Le Gouvernement prétend faire une loi sur le logement sans introduire de contraintes, ni pour les sociétés immobilières ni pour les pouvoirs publics. La philosophie de ce texte revient à opposer pauvres, classes populaires et classes moyennes, à mettre en concurrence les mal-logés et ceux qui sont logés dans le parc social.
Certes, le Sénat – dans sa grande sagesse – a supprimé à la quasi-unanimité l’article 17 du texte initial du Gouvernement, qui prévoyait de comptabiliser l’accession sociale à la propriété dans le quota de 20 % de logements sociaux par commune, en vertu de l’article 55 de la loi Solidarité et renouvellement urbain. Il s’agissait une fois de plus de remettre en question les obligations faites aux maires qui ne respectent pas la loi.
Madame la ministre, vous avez annoncé hier ne pas vouloir rétablir cette disposition, arguant que diverses mesures du plan de relance vont profiter à ceux qui ont les moyens d’accéder à la propriété.
Mais il aurait fallu être volontariste, et rendre effectif l’objectif de 20 % de logements sociaux. C’était le sens d’un des amendements que j’ai déposé – et qui a été rejeté au motif de l’article 40 de la Constitution – qui aurait permis d’imposer la construction d’au moins 50 % de logements sociaux dans tous les nouveaux programmes immobiliers dans les communes ne respectant pas la loi.
J’espère que vous ne céderez pas à la vague d’amendements en tous genres présentés par des députés de l’UMP après l’article 17, et qui visent eux aussi à gommer l’obligation de 20 % de logements sociaux, sous diverses formulations : comptabilisation dans les 20 % des hébergements d’urgence pour personnes défavorisées, des hébergements pour demandeurs d’asile, des logements de fonction – donc y compris pour des cadres supérieurs – des logements intermédiaires, des résidences pour personnes âgées, et cœtera. Je ne reprendrai pas la totalité de ce florilège d’inventivité anti-sociale de certains de nos collègues de l’UMP !
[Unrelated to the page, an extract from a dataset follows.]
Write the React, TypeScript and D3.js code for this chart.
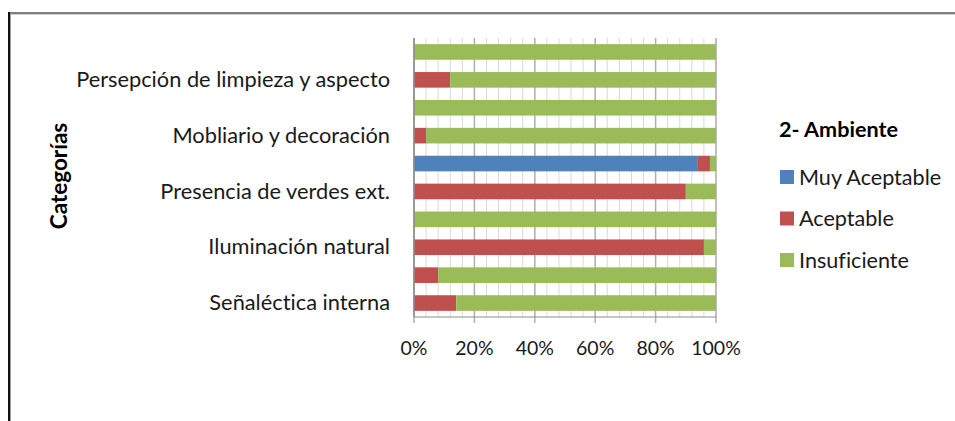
import React from "react";
import * as d3 from "d3";

// Categories listed top to bottom; empty labels are the hidden (skipped) axis labels
const categories = [
  "",
  "Persepción de limpieza y aspecto",
  "",
  "Mobliario y decoración",
  "",
  "Presencia de verdes ext.",
  "",
  "Iluminación natural",
  "",
  "Señaléctica interna",
];
const seriesNames = ["Muy Aceptable", "Aceptable", "Insuficiente"];
const muyAceptable = [0, 0, 0, 0, 94, 0, 0, 0, 0, 0];
const aceptable = [0, 12, 0, 4, 4, 90, 0, 96, 8, 14];
const insuficiente = [100, 88, 100, 96, 2, 10, 100, 4, 92, 86];
const tickValues = [0, 0.2, 0.4, 0.6, 0.8, 1];
const legendTitle = "2- Ambiente";
const axisTitle = "Categorías";

const colors = ["#4F81BD", "#C0504D", "#9BBB59"];
const FONT = "Lato, 'Open Sans', sans-serif";
const noLig = { fontVariantLigatures: "none" as const, fontFeatureSettings: "'liga' 0, 'dlig' 0, 'clig' 0" };

export default function App() {
  const W = 955, H = 421;
  const left = 414, right = 716, top = 38, bottom = 317;
  const x = d3.scaleLinear().domain([0, 1]).range([left, right]);
  const y = d3
    .scaleBand<number>()
    .domain(categories.map((_, i) => i))
    .range([top, bottom])
    .paddingInner(0.44)
    .paddingOuter(0.22);

  const rows = categories.map((c, i) => {
    const total = muyAceptable[i] + aceptable[i] + insuficiente[i];
    return {
      i,
      [seriesNames[0]]: muyAceptable[i] / total,
      [seriesNames[1]]: aceptable[i] / total,
      [seriesNames[2]]: insuficiente[i] / total,
    } as any;
  });
  const stacked = d3.stack<any>().keys(seriesNames)(rows);
  const minor = d3.range(0, 1.0001, 0.04);

  return (
    <svg
      width={W}
      height={H}
      style={{ position: "absolute", left: 0, top: 0, background: "#fff" }}
    >
      <rect x={0} y={0} width={W} height={H} fill="#fff" />
      {/* outer frame */}
      <line x1={9} x2={W} y1={13} y2={13} stroke="#808080" strokeWidth={2} />
      <line x1={9} x2={W} y1={14.5} y2={14.5} stroke="#d0d0d0" strokeWidth={1} />
      <line x1={9} x2={9} y1={12} y2={H} stroke="#111" strokeWidth={2} />
      <line x1={10.5} x2={10.5} y1={14} y2={H} stroke="#a0a0a0" strokeWidth={1} />

      {/* minor gridlines */}
      {minor.map((v, k) => (
        <line
          key={"mn" + k}
          x1={x(v)}
          x2={x(v)}
          y1={top}
          y2={bottom}
          stroke="#d9d9d9"
          strokeWidth={1}
        />
      ))}
      {/* major gridlines */}
      {tickValues.map((v, k) => (
        <line
          key={"mj" + k}
          x1={x(v)}
          x2={x(v)}
          y1={top}
          y2={bottom + 6}
          stroke="#b0b0b0"
          strokeWidth={1.5}
        />
      ))}

      {/* bars */}
      {stacked.map((s, si) =>
        s.map((d, di) =>
          d[1] - d[0] > 0 ? (
            <rect
              key={si + "-" + di}
              x={x(d[0])}
              width={x(d[1]) - x(d[0])}
              y={y(di)}
              height={y.bandwidth()}
              fill={colors[si]}
            />
          ) : null
        )
      )}

      {/* axes */}
      <line x1={left} x2={left} y1={top} y2={bottom} stroke="#8c8c8c" strokeWidth={1.5} />
      <line x1={left} x2={right} y1={bottom} y2={bottom} stroke="#8c8c8c" strokeWidth={1} />

      {/* category labels */}
      {categories.map((c, i) =>
        c ? (
          <text
            key={"c" + i}
            x={390}
            y={(y(i) as number) + y.bandwidth() / 2}
            dy="0.33em"
            textAnchor="end"
            fontFamily={FONT}
            fontSize={21.8}
            fill="#1a1a1a"
            style={noLig}
          >
            {c}
          </text>
        ) : null
      )}

      {/* x tick labels */}
      {tickValues.map((v, k) => (
        <text
          key={"t" + k}
          x={x(v)}
          y={355}
          textAnchor="middle"
          fontFamily={FONT}
          fontSize={19.5}
          fill="#1a1a1a"
        >
          {d3.format(".0%")(v)}
        </text>
      ))}

      {/* axis title */}
      <text
        transform={`translate(67,176) rotate(-90)`}
        textAnchor="middle"
        fontFamily={FONT}
        fontSize={22.5}
        fontWeight="bold"
        fill="#000"
        style={noLig}
      >
        {axisTitle}
      </text>

      {/* legend */}
      <text x={779} y={137} fontFamily={FONT} fontSize={21.6} fontWeight="bold" fill="#000" style={noLig}>
        {legendTitle}
      </text>
      {seriesNames.map((n, k) => (
        <g key={"l" + k} transform={`translate(780,${177 + k * 41.5})`}>
          <rect x={0} y={-7} width={14} height={14} fill={colors[k]} />
          <text x={19} y={0} dy="0.35em" fontFamily={FONT} fontSize={21.6} fill="#1a1a1a" style={noLig}>
            {n}
          </text>
        </g>
      ))}
    </svg>
  );
}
Quant à la réforme du 1 % logement, sous couvert du manque de transparence passé, elle revient à étatiser le dispositif en renvoyant l’application à un décret. Madame la ministre, vous annoncez comme aide de l’État au 1 % logement le financement d’un contingent spécifique de 10 000 logements de type PLS. Mais ceux-ci ne sont pas réellement des logements sociaux, contrairement aux catégories PLAI et PLUS qui sont celles dont les salariés – comme l’ensemble de nos concitoyens – ont le plus besoin. Par exemple, 70 % des demandeurs de logement social à Paris sont éligibles au PLAI.
Pour le 1 % logement, il conviendrait de rétablir les obligations de contributions des employeurs dès dix salariés, et non vingt salariés, comme cela existait avant les ordonnances Villepin du 2 août 2005.
Vous remettez en cause le droit au maintien en logement social de façon autoritaire, en opposant les classes moyennes aux plus démunis, qui sont sur liste d’attente. Certes, dans certaines situations, il est légitime de vouloir remédier à la sous-occupation de certains appartements – je pense aux cas typiques des foyers où les enfants ont quitté le domicile familial en atteignant l’âge adulte – mais, pour cela, il faut organiser les procédures d’échanges volontaires de façon plus efficace. Car en l’absence de régulation des prix dans le parc privé, voire du blocage temporaire de trois ans des loyers comme les députés Verts le proposent par amendement, vous faites un mauvais coup aux locataires du parc social en organisant leur expulsion. C’est aussi un coup porté à la mixité sociale des quartiers HLM.
Nous ne viendrons pas à bout de la crise du logement sans mesures politiques volontaristes. Je pense d’abord à l’arrêt des expulsions et des congés sans relogement – dont nous constatons l’augmentation : en 2007, 110 0000 jugements d’expulsion ont été prononcés.
Je pense ensuite à l’application de la loi de réquisition des logements vacants – vous avez dit, madame la ministre, ne pas y être nécessairement opposée, mais nous attendons toujours ! Je rappelle qu’à Paris, 20 000 personnes paient la taxe sur les logements vacants : cela constitue une réserve importante, non mobilisée, et qui pourrait être transformée en logements locatifs sociaux diffus.
Je pense enfin au gel temporaire des loyers, déjà évoqué.
Ce n’est pas en réprimant les mouvements de mal-logés – par exemple en condamnant l’association Droit au logement à 12 000 euros d’amende pour avoir mis des tentes sur les trottoirs de la rue de la Banque, dans le 2e arrondissement de Paris – que l’on résoudra la crise du logement.
Casser le thermomètre n’a jamais fait baisser la fièvre !
Dans ces conditions, l’ensemble des députés du groupe GDR votera contre ce texte. (Applaudissements sur les bancs des groupes GDR et SRC.)